I also enjoy other film scores, none more than those composed by Philip Glass. Glass’ music eluded me the first times I heard it, as a kid just out of college. It seemed like there was nothing there. But now I’ve listened to his "Symphony 9" and "Music With Changing Parts" and his soundtracks for "The Illusionist," "The Hours," and "Koyaanisqatsi" dozens of times.
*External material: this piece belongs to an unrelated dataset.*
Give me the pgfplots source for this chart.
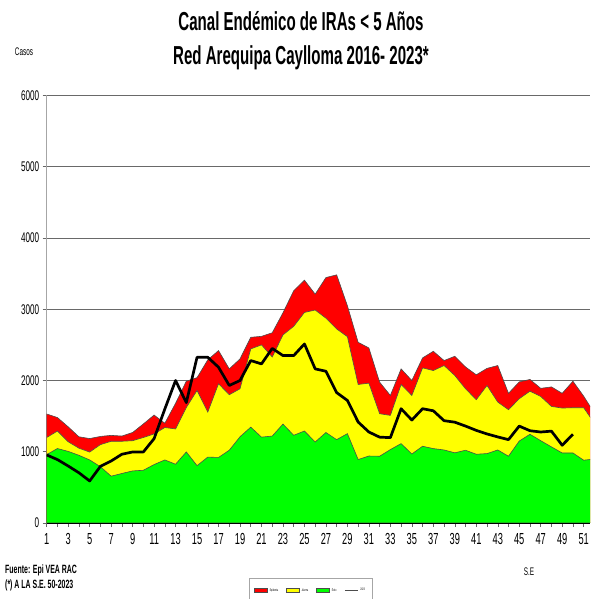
\documentclass[border=0pt]{standalone}
\usepackage{fontspec}
\setmainfont{Liberation Sans}[FakeStretch=0.58]
\usepackage{pgfplots}
\usepackage{pgfplotstable}
\pgfplotsset{compat=1.18}

\definecolor{epi}{RGB}{255,0,0}
\definecolor{ala}{RGB}{255,255,0}
\definecolor{exi}{RGB}{0,255,0}
\definecolor{gridc}{RGB}{105,105,105}

\pgfplotsset{
  boxleg/.style={legend image code/.code={\draw[##1] (0pt,-1.8pt) rectangle (13pt,1.8pt);}},
  lineleg/.style={legend image code/.code={\draw[black!70, line width=1pt] (0pt,0pt) -- (13pt,0pt);}},
}

% semana, exito (verde), alarma (amarillo), epidemia (rojo), casos 2023
\pgfplotstableread{
w  g    y    r    b
1  960  1200 1530 955
2  1045 1290 1480 890
3  1005 1140 1350 800
4  950  1050 1210 705
5  885  995  1185 590
6  790  1100 1215 795
7  657  1147 1230 870
8  695  1147 1220 965
9  731  1155 1270 997
10 740  1200 1390 997
11 820  1250 1515 1184
12 885  1340 1400 1600
13 825  1320 1680 2000
14 997  1620 1990 1690
15 805  1860 2040 2326
16 925  1557 2290 2326
17 920  1954 2420 2186
18 1021 1800 2163 1930
19 1210 1884 2303 2000
20 1345 2443 2606 2280
21 1205 2500 2620 2233
22 1220 2330 2670 2450
23 1388 2640 2950 2350
24 1231 2760 3260 2350
25 1291 2955 3408 2513
26 1137 2989 3212 2163
27 1270 2875 3445 2130
28 1170 2723 3483 1830
29 1254 2615 3049 1720
30 891  1944 2536 1417
31 940  1963 2457 1277
32 937  1534 1977 1205
33 1030 1510 1790 1198
34 1114 1944 2163 1604
35 968  1790 2000 1445
36 1077 2177 2317 1604
37 1044 2140 2410 1575
38 1025 2210 2280 1436
39 985  2070 2340 1415
40 1021 1884 2190 1360
41 965  1730 2080 1300
42 974  1930 2170 1250
43 1025 1697 2210 1208
44 937  1590 1820 1170
45 1150 1744 1980 1360
46 1245 1850 2015 1295
47 1155 1776 1890 1277
48 1068 1636 1910 1289
49 983  1613 1820 1091
50 983  1618 1990 1245
51 881  1618 1780 nan
52 898  1400 1540 nan
}\canal

\begin{document}
\begin{tikzpicture}[x=1pt,y=1pt]
\path[use as bounding box] (0,0) rectangle (590,599);
\begin{axis}[
    at={(46.7pt,76pt)}, anchor=south west,
    scale only axis, width=543.3pt, height=427.5pt,
    xmin=1, xmax=51.59, ymin=0, ymax=6000,
    axis x line*=bottom, axis y line*=left,
    x axis line style={black, line width=0.8pt},
    y axis line style={black!35, line width=0.8pt},
    xtick={1,3,...,51}, minor xtick={2,4,...,52},
    ytick={0,1000,...,6000},
    tick align=outside, major tick length=4pt, minor tick length=4pt,
    tick style={black!60, line width=0.5pt},
    ymajorgrids, grid style={gridc, line width=0.8pt},
    /pgf/number format/1000 sep={},
    /pgf/number format/assume math mode=true,
    yticklabel style={font=\fontsize{14}{14}\selectfont},
    xticklabel style={font=\fontsize{16}{16}\selectfont, yshift=-3pt},
    legend columns=4,
    legend style={at={(0.3724,-0.1287)}, anchor=north west,
        draw=black!35, fill=white, inner xsep=5pt, inner ysep=8pt,
        font=\fontsize{3.5}{4}\selectfont,
        /tikz/every even column/.append style={column sep=6pt}},
]
\addplot[draw=black!70, line width=0.6pt, fill=epi, boxleg]
    table[x=w,y=r]{\canal} \closedcycle;
\addlegendentry{Epidemia}
\addplot[draw=black!70, line width=0.6pt, fill=ala, boxleg]
    table[x=w,y=y]{\canal} \closedcycle;
\addlegendentry{Alarma}
\addplot[draw=black!70, line width=0.6pt, fill=exi, boxleg]
    table[x=w,y=g]{\canal} \closedcycle;
\addlegendentry{Éxito}
\addplot[black, line width=2.7pt, line join=round, lineleg]
    table[x=w,y=b]{\canal};
\addlegendentry{2023}
\end{axis}
\node[anchor=base, font=\bfseries\fontsize{26}{30}\selectfont] at (301,568) {Canal Endémico de IRAs < 5 Años};
\node[anchor=base, font=\bfseries\fontsize{26}{30}\selectfont] at (301,534) {Red Arequipa Caylloma 2016- 2023*};
\node[anchor=base, font=\fontsize{11}{12}\selectfont] at (24,543) {Casos};
\node[anchor=base west, inner sep=0, font=\bfseries\fontsize{12}{13}\selectfont] at (5,25) {Fuente: Epi VEA RAC};
\node[anchor=base west, inner sep=0, font=\bfseries\fontsize{12}{13}\selectfont] at (5,10) {(*) A LA S.E. 50-2023};
\node[anchor=base, font=\fontsize{11}{12}\selectfont] at (529,23) {S.E};
\end{tikzpicture}
\end{document}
And I always appreciate the rich detail and scope of his music, evoking unexpected feelings beyond the visual images and often taking me into moments of quiet contemplation.

Next Thursday, January 15h, Dartmouth College’s Hopkins Center will host Philip Glass for a screening of two short films he scored – followed by an on-stage dialogue.

The repetitive structures in Philip Glass’ score for Erroll Morris’ ground-breaking documentary, "The Thin Blue Line," helped the filmmaker stage and re-tell the story of a Texas murder case where the wrong man went to jail. Each of the story’s fragments were re-constructed and repeated, much like the music.

For Morris’ "The Fog of War," Glass’ music accompanied the story of former U.S. military strategist Robert McNamara, who recounts his role in firebombing sixty-seven Japanese cities in World War II, as the prelude for his failed "go-for-broke" strategy in Vietnam. The recurring musical structures reinforce and even expand one of the key themes of the film; that is: How could McNamara have persisted in repeating the same tragic errors of judgment?

The film and score combine to create an intimate human portrait, stripping away McNamara’s God-like power and prestige – and inviting the viewer to consider the essential ironies and disquieting subtexts of a man plagued by his still unresolved experience as an architect of two of the century’s most devastating wars.

Alternately graceful and fierce, Glass’ music explores the ambiguities in McNamara’s character. It expands our perception and reminds me of photographer Richard Avedon’s startling 1964 portrait of Dwight Eisenhower where Avedon reveals a previously unimagined dimension.  The former general and president appears baffled and listless, even defeated. As Washington Post critic Henry Allen commented, "… Avedon makes the confident look doubtful, the dour delighted, the guilty innocent, the heroic silly, and the charming peckish. And he persuades us that that in doing so, he has shown us The Truth."

So, too, with Philip Glass, creating in his scores what biographer Tim Page pinpoints as an "aural tapestry," "immersing a listener in a sort of sonic weather that twists, turns, surrounds, develops."